Onderwerp: Bezoek-historie

RSJ 08/1873/GV, 29 augustus 2008, beroep
Uitspraakdatum:29-08-2008

Dit onderwerp bevat de volgende rubrieken.

Uitspraak

nummer: 08/1873/GV

betreft: [klager] datum: 29 augustus 2008

De beroepscommissie als bedoeld in artikel 73, eerste lid, van de Penitentiaire beginselenwet (Pbw) heeft kennisgenomen van een bij het secretariaat van de Raad ingekomen beroepschrift van

[...], verder te noemen klager,

gericht tegen een op 23 juli 2008 genomen beslissing van de Staatssecretaris van Justitie (de Staatssecretaris),

alsmede van de onderliggende stukken.

De beroepscommissie heeft de Staatssecretaris in de gelegenheid gesteld schriftelijk te reageren op het beroep en klager om het beroep schriftelijk toe te lichten.

Op grond van haar onderzoek overweegt en beslist de beroepscommissie als volgt.

1. De inhoud van de bestreden beslissing
De Staatssecretaris heeft klagers verzoek tot het tijdelijk verlaten van de inrichting in het kader van algemeen verlof afgewezen.

2. De standpunten
Klager heeft het beroep als volgt toegelicht. Hij wil graag met verlof om enkele privé-zaken te regelen, zoals bankzaken voor hemzelf en voor zijn kinderen. Ook wil klager uitzoeken waar zijn spullen zijn opgeslagen sinds zijn uithuiszetting. Tot slot
wil hij een afspraak maken met zijn gezinsvoogd over zijn kinderen.

Namens de Staatssecretaris is de bestreden beslissing als volgt toegelicht.
Op basis van de negatieve adviezen van het Openbaar Ministerie, de politie, de trajectbegeleiding en de inrichting is besloten klager geen verlof te verlenen. Dat klager binnen de inrichting positief gedrag vertoont, is ontoereikend voor het verlenen
van verlof.

Op klagers verlofaanvraag zijn de volgende adviezen uitgebracht.
De directeur van de gevangenis De Schie heeft, ondanks klagers positieve gedrag, negatief geadviseerd vanwege de overige negatieve adviezen ten aanzien van de verlofaanvraag.
De Advocaat-Generaal bij het ressortparket te Amsterdam heeft aangegeven bezwaar te hebben tegen verlening van verlof gelet op de aard van het delict en de mogelijkheid van slachtofferconfrontatie.
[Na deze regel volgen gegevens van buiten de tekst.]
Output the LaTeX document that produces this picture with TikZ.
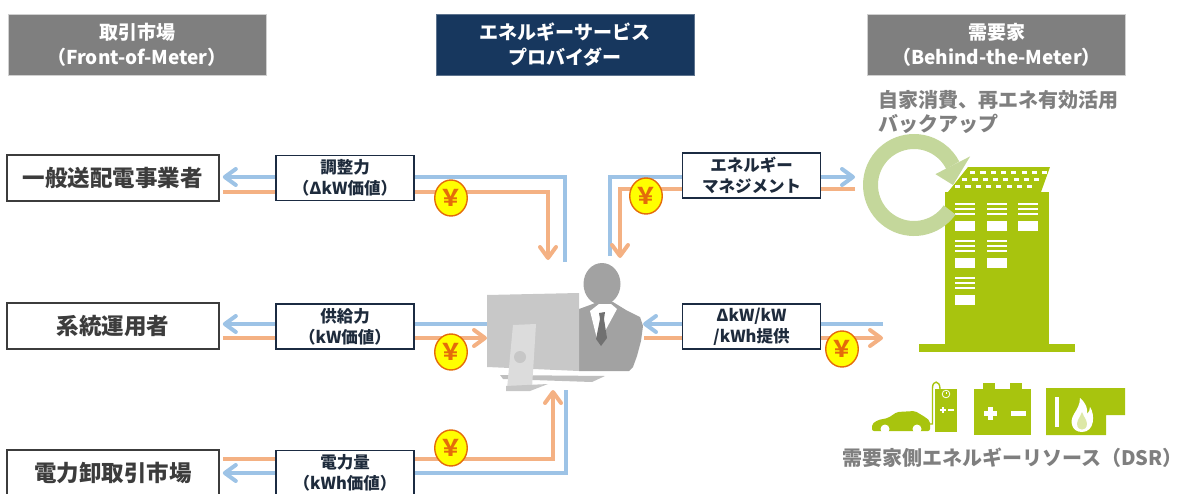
\documentclass[tikz,border=0pt]{standalone}
\usepackage{fontspec}
\setmainfont{Noto Sans CJK JP}
\usetikzlibrary{arrows.meta,backgrounds,shapes.geometric,calc}

\definecolor{navy}{HTML}{17375E}
\definecolor{navyline}{HTML}{1B2B42}
\definecolor{hdrgray}{HTML}{7F7F7F}
\definecolor{hdredge}{HTML}{D0D0D0}
\definecolor{flowblue}{HTML}{9DC3E6}
\definecolor{floworange}{HTML}{F4B183}
\definecolor{coinfill}{HTML}{FFFF00}
\definecolor{coinedge}{HTML}{E46C0A}
\definecolor{leaf}{HTML}{A8C40E}
\definecolor{leafpale}{HTML}{C4D79B}
\definecolor{leafdrop}{HTML}{DDE8A6}
\definecolor{notegray}{HTML}{7F7F7F}
\definecolor{boxtext}{HTML}{3C3C3C}
\definecolor{labeltext}{HTML}{1E2B3C}
\definecolor{screen}{HTML}{C8C8C8}
\definecolor{standgray}{HTML}{DCDCDC}
\definecolor{suit}{HTML}{A2A2A2}

\tikzset{
  header/.style={draw=hdredge, line width=0.8pt, minimum width=258pt, minimum height=61pt,
    inner sep=0pt, align=center, text=white, font=\bfseries\fontsize{19}{25}\selectfont},
  party/.style={draw=boxtext, line width=1.6pt, fill=white, minimum width=212pt, minimum height=46pt,
    inner sep=0pt, text=boxtext, font=\bfseries\fontsize{22.5}{26}\selectfont},
  flowlabel/.style={draw=navyline, line width=1.6pt, fill=white, minimum width=138pt, minimum height=45pt,
    inner sep=0pt, align=center, text=labeltext, font=\bfseries\fontsize{16.5}{21}\selectfont},
  power/.style={draw=flowblue, line width=4pt},
  money/.style={draw=floworange, line width=4pt},
  barb/.style={-{Straight Barb[length=11pt,width=16pt,round]}},
  coin/.style={ellipse, draw=coinedge, line width=1.4pt, fill=coinfill, minimum width=31pt,
    minimum height=36pt, inner sep=0pt, text=coinedge, font=\bfseries\fontsize{23}{23}\selectfont},
  note/.style={text=notegray, font=\bfseries\fontsize{20}{24}\selectfont, inner sep=0pt, anchor=west},
  pane/.style={fill=white, draw=none},
}

\begin{document}
\begin{tikzpicture}[x=1pt,y=-1pt]
\useasboundingbox (0,0) rectangle (1184,493);

% ---- column headings ----
\node[header, fill=hdrgray] (hdrMarket) at (137,44.5) {取引市場\\（Front-of-Meter）};
\node[header, fill=navy, draw=navy!70] (hdrEsp) at (565,44.5) {エネルギーサービス\\プロバイダー};
\node[header, fill=hdrgray] (hdrCustomer) at (996.5,44.5) {需要家\\（Behind-the-Meter）};

% ---- market side players ----
\node[party] (tso) at (113,178) {一般送配電事業者};
\node[party] (sysop) at (113,326) {系統運用者};
\node[party] (jepx) at (113,473) {電力卸取引市場};

% ---- traded values ----
\node[flowlabel] (lblAdj) at (345,178) {調整力\\（ΔkW価値）};
\node[flowlabel] (lblSup) at (345,326.5) {供給力\\（kW価値）};
\node[flowlabel] (lblKwh) at (345,473) {電力量\\（kWh価値）};
\node[flowlabel] (lblEms) at (751.5,175.5) {エネルギー\\マネジメント};
\node[flowlabel] (lblDr) at (751.5,326.5) {ΔkW/kW\\/kWh提供};

% ---- free ends of the flows at the provider and the customer ----
\coordinate (pcN1) at (565,262);
\coordinate (pcN2) at (548,260);
\coordinate (pcW1) at (487,324);
\coordinate (pcW2) at (487,338);
\coordinate (pcS1) at (566,390);
\coordinate (pcS2) at (553,390);
\coordinate (pcN3) at (610,256);
\coordinate (pcN4) at (620,258);
\coordinate (pcE1) at (643,324);
\coordinate (pcE2) at (644,338);
\coordinate (ringIn) at (855,177);
\coordinate (ringOut) at (855,189);
\coordinate (bldgB) at (883,324);
\coordinate (bldgO) at (883,338);
\coordinate (loopC) at (914,185);

% ---- power (blue) and money (orange) flows ----
\begin{scope}[on background layer]
  \draw[power,barb] (pcN1) |- ([xshift=3pt,yshift=1pt]tso.east);
  \draw[money,barb] ([xshift=3pt,yshift=-13.5pt]tso.east) -| (pcN2);
  \draw[power,barb] (pcW1) -- ([xshift=3pt,yshift=2pt]sysop.east);
  \draw[money,barb] ([xshift=3pt,yshift=-12pt]sysop.east) -- (pcW2);
  \draw[money,barb] ([xshift=3pt,yshift=14pt]jepx.east) -| (pcS2);
  \draw[power,barb] (pcS1) |- ([xshift=3pt]jepx.east);
  \draw[power,barb] (pcN3) |- (ringIn);
  \draw[money,barb] (ringOut) -| (pcN4);
  \draw[power,barb] (bldgB) -- (pcE1);
  \draw[money,barb] (pcE2) -- (bldgO);
\end{scope}

% ---- payments ----
\node[coin] (coinAdj) at (451,198) {￥};
\node[coin] (coinSup) at (451,352) {￥};
\node[coin] (coinKwh) at (451,448) {￥};
\node[coin] (coinEms) at (646,196) {￥};
\node[coin] (coinDr) at (842,349) {￥};

% ---- provider: operator at a computer ----
\fill[suit] (602,284) ellipse[x radius=18.5, y radius=21];
\fill[suit] (579,309) -- (590,305) -- (600,301) -- (613,302) -- (626,310) -- (640,317)
  -- (643,326) -- (641,341) -- (637,356) -- (633,367) -- (629,371) -- (579,371) -- cycle;
\fill[white] (590,311) -- (599,304) -- (611,304) -- (617,309) -- (604,333) -- (597,339) -- cycle;
\fill[suit!70!black] (599,313) -- (605,312) -- (604,319) -- (607,338) -- (601,346) -- (596,339) -- (600,319) -- cycle;
\fill[screen] (487,295) -- (579,293) -- (579,371) -- (487,367) -- cycle;
\fill[black!25] (500,375) -- (605,376) -- (592,382) -- (503,379) -- cycle;
\fill[standgray] (513,325) -- (536,324) -- (532,388) -- (507,389) -- cycle;
\fill[standgray!90!black] (506,386) -- (548,384) -- (530,391) -- (506,391) -- cycle;
\fill[black!22] (520,357) circle[radius=6];

% ---- customer: building with rooftop solar ----
\fill[leaf] (945,192) rectangle (1049,345);
\fill[leaf] (919,344) rectangle (1075,352);
\fill[leaf] (948,192) -- (968,167) -- (1050,167) -- (1041,192) -- cycle;
\foreach \row/\xa in {172.5/970, 179.5/962, 186.5/955}{
  \foreach \k in {0,...,7}{
    \fill[white] ({\xa+\k*10.3},{\row-1.3}) rectangle ++(5.2,2.6);
  }
}
\foreach \cx/\rows in {955/3, 987/2, 1018/1}{
  \foreach \r in {1,...,\rows}{
    \pgfmathsetmacro{\gy}{204+(\r-1)*37}
    \foreach \ly in {0,5,10}{
      \fill[pane] (\cx,\gy+\ly-0.7) rectangle ++(20,1.5);
    }
    \fill[pane] (\cx,\gy+16.5) rectangle ++(20,10.2);
  }
}

% ---- self-consumption loop ----
\draw[leafpale, line width=15pt] (loopC) ++(35:43.5) arc[start angle=35, end angle=333, radius=43.5];
\fill[leafpale] ($(loopC)+(333:24)$) -- ($(loopC)+(333:63)$) -- ($(loopC)+(0:39)$) -- cycle;

\node[note] (noteSelf) at (878,100) {自家消費、再エネ有効活用};
\node[note] (noteBackup) at (878,124) {バックアップ};

% ---- demand-side resources ----
% electric vehicle and charger
\fill[leaf, rounded corners=2pt] (872,431) -- (872,424) -- (878,420) -- (888,418) -- (897,412)
  -- (915,411) -- (925,417) -- (930,421) -- (930,431) -- cycle;
\fill[white] (885,429) circle[radius=4.5];
\fill[white] (917,429) circle[radius=4.5];
\draw[leaf, line width=1.4pt] (930,424) -- (932.5,424) -- (932.5,388)
  .. controls (932.5,380) and (940,380) .. (940,389);
\fill[leaf] (935,389) rectangle (957,432);
\draw[white, line width=0.8pt] (946,394) circle[radius=3.8];
\draw[white, line width=0.8pt] (946,394) -- (946,391.5);
\fill[white] (940,409) rectangle (946,411);
\fill[white] (942,407) rectangle (944,413);
\fill[white] (947.5,409) rectangle (954,411);
% storage battery
\fill[leaf] (974,389) rectangle (1031,435);
\fill[leaf] (983,383) rectangle (995,390);
\fill[leaf] (1010,383) rectangle (1022,390);
\fill[white] (983.5,410.5) rectangle (996.5,415.5);
\fill[white] (987.5,406.5) rectangle (992.5,419.5);
\fill[white] (1011,410.5) rectangle (1026,415.5);
% fuel cell / generator
\fill[leaf] (1046,388) -- (1125,388) -- (1125,415) -- (1106,415) -- (1106,435) -- (1046,435) -- cycle;
\fill[white] (1055,397) rectangle (1058.5,427);
\fill[white] (1082,432) .. controls (1072,432) and (1069,422) .. (1074,414)
  .. controls (1077,409) and (1080,405) .. (1080,398)
  .. controls (1086,403) and (1088,409) .. (1087,414)
  .. controls (1089,412) and (1090,410) .. (1090,407)
  .. controls (1095,414) and (1095,432) .. (1082,432) -- cycle;
\fill[leafdrop] (1082,429.5) .. controls (1077,429.5) and (1076,424) .. (1078,420)
  .. controls (1079.5,417) and (1081,415) .. (1082,412)
  .. controls (1083,415) and (1084.5,417) .. (1086,420)
  .. controls (1088,424) and (1087,429.5) .. (1082,429.5) -- cycle;

\node[note, anchor=east] (noteDsr) at (1183,458) {需要家側エネルギーリソース（DSR）};
\end{tikzpicture}
\end{document}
De politie Kennemerland heeft aangegeven bezwaar te hebben vanwege mogelijke slachtofferconfrontatie en telefonische bedreigingen geuit door klager aan zijn ex-vrouw.
Het hoofd coördinatiebureau TR Rijnmond heeft negatief geadviseerd omdat gezien de aard en de ernst van het delict eerst de thuissituatie inzichtelijk gemaakt dient te worden.

3. De beoordeling
Klager is in hoger beroep veroordeeld tot een gevangenisstraf. Tegen die veroordeling is beroep in cassatie ingesteld.

Uit de overgelegde en hiervoor beschreven adviezen komt duidelijk naar voren dat een reële kans op slachtofferconfrontatie niet uitgesloten geacht kan worden en dat de thuissituatie van klager inzichtelijk gemaakt moet worden, aangezien er op
verschillende leefgebieden aandachtspunten zijn geconstateerd.
De beroepscommissie is van oordeel dat voornoemde omstandigheden contra-indicaties vormen voor verlofverlening. Derhalve kan de beslissing van de Staatssecretaris, bij afweging van alle in aanmerking komende belangen en gelet op de weigeringsgronden
zoals bedoeld in artikel 4, onder b en g, van de Regeling tijdelijk verlaten van de inrichting, niet als onredelijk of onbillijk worden aangemerkt.

4. De uitspraak
De beroepscommissie verklaart het beroep ongegrond.

Aldus gegeven door de beroepscommissie voornoemd, bestaande uit mr. J.P. Balkema, voorzitter, mr. M. Boone en mr. J.M.M. van Woensel, leden, in tegenwoordigheid van mr. I. Lispet, secretaris, op 29 augustus 2008.